Your objective:
Give the listing again exactly, omitting its images.
[START Data lines]
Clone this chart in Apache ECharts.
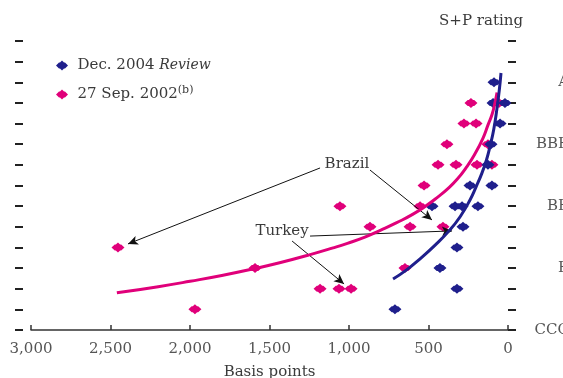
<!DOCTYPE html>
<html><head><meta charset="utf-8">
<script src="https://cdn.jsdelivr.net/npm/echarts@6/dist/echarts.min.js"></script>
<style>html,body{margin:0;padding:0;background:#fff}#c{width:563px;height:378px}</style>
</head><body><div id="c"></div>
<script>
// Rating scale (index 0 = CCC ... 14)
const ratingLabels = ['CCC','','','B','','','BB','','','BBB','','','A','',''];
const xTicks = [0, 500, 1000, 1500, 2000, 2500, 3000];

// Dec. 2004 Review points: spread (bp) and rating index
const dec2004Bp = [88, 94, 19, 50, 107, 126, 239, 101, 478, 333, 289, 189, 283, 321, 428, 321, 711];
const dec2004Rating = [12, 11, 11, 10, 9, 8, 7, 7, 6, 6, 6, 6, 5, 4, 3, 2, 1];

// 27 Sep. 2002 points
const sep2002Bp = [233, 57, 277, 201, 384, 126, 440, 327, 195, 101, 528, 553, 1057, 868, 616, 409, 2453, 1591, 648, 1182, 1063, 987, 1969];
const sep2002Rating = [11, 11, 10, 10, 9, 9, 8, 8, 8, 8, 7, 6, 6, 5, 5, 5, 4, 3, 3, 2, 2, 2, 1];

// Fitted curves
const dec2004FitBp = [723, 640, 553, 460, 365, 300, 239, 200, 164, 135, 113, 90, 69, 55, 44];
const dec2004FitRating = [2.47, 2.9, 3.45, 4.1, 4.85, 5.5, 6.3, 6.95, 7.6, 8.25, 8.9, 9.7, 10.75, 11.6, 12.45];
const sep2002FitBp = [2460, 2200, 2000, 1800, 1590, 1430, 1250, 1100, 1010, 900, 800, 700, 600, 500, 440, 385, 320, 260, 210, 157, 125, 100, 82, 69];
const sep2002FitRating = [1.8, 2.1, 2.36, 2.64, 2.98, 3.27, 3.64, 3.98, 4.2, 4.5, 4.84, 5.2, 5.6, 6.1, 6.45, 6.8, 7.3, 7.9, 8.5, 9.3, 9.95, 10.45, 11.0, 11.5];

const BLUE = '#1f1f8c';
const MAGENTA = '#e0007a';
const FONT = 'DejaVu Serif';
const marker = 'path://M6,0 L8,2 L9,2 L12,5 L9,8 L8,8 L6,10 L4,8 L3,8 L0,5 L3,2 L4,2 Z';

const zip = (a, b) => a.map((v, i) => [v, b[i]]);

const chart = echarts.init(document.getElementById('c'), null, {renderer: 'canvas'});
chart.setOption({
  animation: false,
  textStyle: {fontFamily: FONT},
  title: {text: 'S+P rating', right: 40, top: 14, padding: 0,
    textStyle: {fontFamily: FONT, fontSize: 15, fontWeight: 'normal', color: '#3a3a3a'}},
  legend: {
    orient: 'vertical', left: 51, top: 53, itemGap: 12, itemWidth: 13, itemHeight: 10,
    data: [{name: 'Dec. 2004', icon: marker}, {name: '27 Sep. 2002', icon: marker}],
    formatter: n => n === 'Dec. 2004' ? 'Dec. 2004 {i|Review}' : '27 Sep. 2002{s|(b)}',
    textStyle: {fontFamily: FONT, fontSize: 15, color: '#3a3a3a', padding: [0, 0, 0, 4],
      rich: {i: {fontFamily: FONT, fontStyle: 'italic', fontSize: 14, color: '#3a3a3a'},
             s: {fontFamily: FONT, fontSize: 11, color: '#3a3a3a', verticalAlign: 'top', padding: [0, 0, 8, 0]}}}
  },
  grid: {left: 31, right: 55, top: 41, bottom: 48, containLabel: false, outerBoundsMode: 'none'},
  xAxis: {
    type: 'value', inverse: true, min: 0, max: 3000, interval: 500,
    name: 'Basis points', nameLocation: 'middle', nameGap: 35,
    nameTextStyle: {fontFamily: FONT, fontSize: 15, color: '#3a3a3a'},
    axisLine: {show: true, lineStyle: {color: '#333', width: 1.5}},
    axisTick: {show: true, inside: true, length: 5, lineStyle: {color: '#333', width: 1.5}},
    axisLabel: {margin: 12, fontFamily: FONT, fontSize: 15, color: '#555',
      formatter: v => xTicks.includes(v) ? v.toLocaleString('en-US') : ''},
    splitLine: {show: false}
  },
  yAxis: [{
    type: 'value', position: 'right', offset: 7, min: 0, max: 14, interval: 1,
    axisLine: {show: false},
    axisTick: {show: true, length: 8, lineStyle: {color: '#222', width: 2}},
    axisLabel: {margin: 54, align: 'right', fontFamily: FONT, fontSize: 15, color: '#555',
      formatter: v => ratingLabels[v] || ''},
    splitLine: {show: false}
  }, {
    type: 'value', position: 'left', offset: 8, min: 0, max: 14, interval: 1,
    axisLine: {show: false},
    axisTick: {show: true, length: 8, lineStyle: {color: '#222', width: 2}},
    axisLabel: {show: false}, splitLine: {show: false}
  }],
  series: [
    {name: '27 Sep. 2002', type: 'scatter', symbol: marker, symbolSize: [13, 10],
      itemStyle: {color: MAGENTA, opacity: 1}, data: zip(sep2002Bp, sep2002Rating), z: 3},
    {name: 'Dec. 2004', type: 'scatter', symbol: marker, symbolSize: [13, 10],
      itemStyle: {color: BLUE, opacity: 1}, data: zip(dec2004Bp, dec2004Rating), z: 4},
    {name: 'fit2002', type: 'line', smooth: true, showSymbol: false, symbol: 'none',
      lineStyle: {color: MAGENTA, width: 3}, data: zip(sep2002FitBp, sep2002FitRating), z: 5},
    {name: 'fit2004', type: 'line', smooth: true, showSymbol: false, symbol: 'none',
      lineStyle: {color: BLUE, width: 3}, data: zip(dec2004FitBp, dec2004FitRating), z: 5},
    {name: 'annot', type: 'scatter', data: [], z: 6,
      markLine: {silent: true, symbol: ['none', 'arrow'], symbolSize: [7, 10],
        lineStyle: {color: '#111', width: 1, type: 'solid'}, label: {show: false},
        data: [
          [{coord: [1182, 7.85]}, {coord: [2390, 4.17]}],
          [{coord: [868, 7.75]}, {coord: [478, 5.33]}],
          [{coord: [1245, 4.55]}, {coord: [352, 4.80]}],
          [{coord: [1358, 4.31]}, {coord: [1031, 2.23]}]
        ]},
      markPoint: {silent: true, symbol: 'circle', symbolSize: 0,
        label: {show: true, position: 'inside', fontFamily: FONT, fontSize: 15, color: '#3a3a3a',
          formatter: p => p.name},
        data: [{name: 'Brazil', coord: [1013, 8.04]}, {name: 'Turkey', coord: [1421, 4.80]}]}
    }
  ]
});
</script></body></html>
[END Data lines]
Result for this exercise:
Clone this chart in Apache ECharts.
<!DOCTYPE html>
<html><head><meta charset="utf-8">
<script src="https://cdn.jsdelivr.net/npm/echarts@6/dist/echarts.min.js"></script>
<style>html,body{margin:0;padding:0;background:#fff}#c{width:563px;height:378px}</style>
</head><body><div id="c"></div>
<script>
// Rating scale (index 0 = CCC ... 14)
const ratingLabels = ['CCC','','','B','','','BB','','','BBB','','','A','',''];
const xTicks = [0, 500, 1000, 1500, 2000, 2500, 3000];

// Dec. 2004 Review points: spread (bp) and rating index
const dec2004Bp = [88, 94, 19, 50, 107, 126, 239, 101, 478, 333, 289, 189, 283, 321, 428, 321, 711];
const dec2004Rating = [12, 11, 11, 10, 9, 8, 7, 7, 6, 6, 6, 6, 5, 4, 3, 2, 1];

// 27 Sep. 2002 points
const sep2002Bp = [233, 57, 277, 201, 384, 126, 440, 327, 195, 101, 528, 553, 1057, 868, 616, 409, 2453, 1591, 648, 1182, 1063, 987, 1969];
const sep2002Rating = [11, 11, 10, 10, 9, 9, 8, 8, 8, 8, 7, 6, 6, 5, 5, 5, 4, 3, 3, 2, 2, 2, 1];

// Fitted curves
const dec2004FitBp = [723, 640, 553, 460, 365, 300, 239, 200, 164, 135, 113, 90, 69, 55, 44];
const dec2004FitRating = [2.47, 2.9, 3.45, 4.1, 4.85, 5.5, 6.3, 6.95, 7.6, 8.25, 8.9, 9.7, 10.75, 11.6, 12.45];
const sep2002FitBp = [2460, 2200, 2000, 1800, 1590, 1430, 1250, 1100, 1010, 900, 800, 700, 600, 500, 440, 385, 320, 260, 210, 157, 125, 100, 82, 69];
const sep2002FitRating = [1.8, 2.1, 2.36, 2.64, 2.98, 3.27, 3.64, 3.98, 4.2, 4.5, 4.84, 5.2, 5.6, 6.1, 6.45, 6.8, 7.3, 7.9, 8.5, 9.3, 9.95, 10.45, 11.0, 11.5];

const BLUE = '#1f1f8c';
const MAGENTA = '#e0007a';
const FONT = 'DejaVu Serif';
const marker = 'path://M6,0 L8,2 L9,2 L12,5 L9,8 L8,8 L6,10 L4,8 L3,8 L0,5 L3,2 L4,2 Z';

const zip = (a, b) => a.map((v, i) => [v, b[i]]);

const chart = echarts.init(document.getElementById('c'), null, {renderer: 'canvas'});
chart.setOption({
  animation: false,
  textStyle: {fontFamily: FONT},
  title: {text: 'S+P rating', right: 40, top: 14, padding: 0,
    textStyle: {fontFamily: FONT, fontSize: 15, fontWeight: 'normal', color: '#3a3a3a'}},
  legend: {
    orient: 'vertical', left: 51, top: 53, itemGap: 12, itemWidth: 13, itemHeight: 10,
    data: [{name: 'Dec. 2004', icon: marker}, {name: '27 Sep. 2002', icon: marker}],
    formatter: n => n === 'Dec. 2004' ? 'Dec. 2004 {i|Review}' : '27 Sep. 2002{s|(b)}',
    textStyle: {fontFamily: FONT, fontSize: 15, color: '#3a3a3a', padding: [0, 0, 0, 4],
      rich: {i: {fontFamily: FONT, fontStyle: 'italic', fontSize: 14, color: '#3a3a3a'},
             s: {fontFamily: FONT, fontSize: 11, color: '#3a3a3a', verticalAlign: 'top', padding: [0, 0, 8, 0]}}}
  },
  grid: {left: 31, right: 55, top: 41, bottom: 48, containLabel: false, outerBoundsMode: 'none'},
  xAxis: {
    type: 'value', inverse: true, min: 0, max: 3000, interval: 500,
    name: 'Basis points', nameLocation: 'middle', nameGap: 35,
    nameTextStyle: {fontFamily: FONT, fontSize: 15, color: '#3a3a3a'},
    axisLine: {show: true, lineStyle: {color: '#333', width: 1.5}},
    axisTick: {show: true, inside: true, length: 5, lineStyle: {color: '#333', width: 1.5}},
    axisLabel: {margin: 12, fontFamily: FONT, fontSize: 15, color: '#555',
      formatter: v => xTicks.includes(v) ? v.toLocaleString('en-US') : ''},
    splitLine: {show: false}
  },
  yAxis: [{
    type: 'value', position: 'right', offset: 7, min: 0, max: 14, interval: 1,
    axisLine: {show: false},
    axisTick: {show: true, length: 8, lineStyle: {color: '#222', width: 2}},
    axisLabel: {margin: 54, align: 'right', fontFamily: FONT, fontSize: 15, color: '#555',
      formatter: v => ratingLabels[v] || ''},
    splitLine: {show: false}
  }, {
    type: 'value', position: 'left', offset: 8, min: 0, max: 14, interval: 1,
    axisLine: {show: false},
    axisTick: {show: true, length: 8, lineStyle: {color: '#222', width: 2}},
    axisLabel: {show: false}, splitLine: {show: false}
  }],
  series: [
    {name: '27 Sep. 2002', type: 'scatter', symbol: marker, symbolSize: [13, 10],
      itemStyle: {color: MAGENTA, opacity: 1}, data: zip(sep2002Bp, sep2002Rating), z: 3},
    {name: 'Dec. 2004', type: 'scatter', symbol: marker, symbolSize: [13, 10],
      itemStyle: {color: BLUE, opacity: 1}, data: zip(dec2004Bp, dec2004Rating), z: 4},
    {name: 'fit2002', type: 'line', smooth: true, showSymbol: false, symbol: 'none',
      lineStyle: {color: MAGENTA, width: 3}, data: zip(sep2002FitBp, sep2002FitRating), z: 5},
    {name: 'fit2004', type: 'line', smooth: true, showSymbol: false, symbol: 'none',
      lineStyle: {color: BLUE, width: 3}, data: zip(dec2004FitBp, dec2004FitRating), z: 5},
    {name: 'annot', type: 'scatter', data: [], z: 6,
      markLine: {silent: true, symbol: ['none', 'arrow'], symbolSize: [7, 10],
        lineStyle: {color: '#111', width: 1, type: 'solid'}, label: {show: false},
        data: [
          [{coord: [1182, 7.85]}, {coord: [2390, 4.17]}],
          [{coord: [868, 7.75]}, {coord: [478, 5.33]}],
          [{coord: [1245, 4.55]}, {coord: [352, 4.80]}],
          [{coord: [1358, 4.31]}, {coord: [1031, 2.23]}]
        ]},
      markPoint: {silent: true, symbol: 'circle', symbolSize: 0,
        label: {show: true, position: 'inside', fontFamily: FONT, fontSize: 15, color: '#3a3a3a',
          formatter: p => p.name},
        data: [{name: 'Brazil', coord: [1013, 8.04]}, {name: 'Turkey', coord: [1421, 4.80]}]}
    }
  ]
});
</script></body></html>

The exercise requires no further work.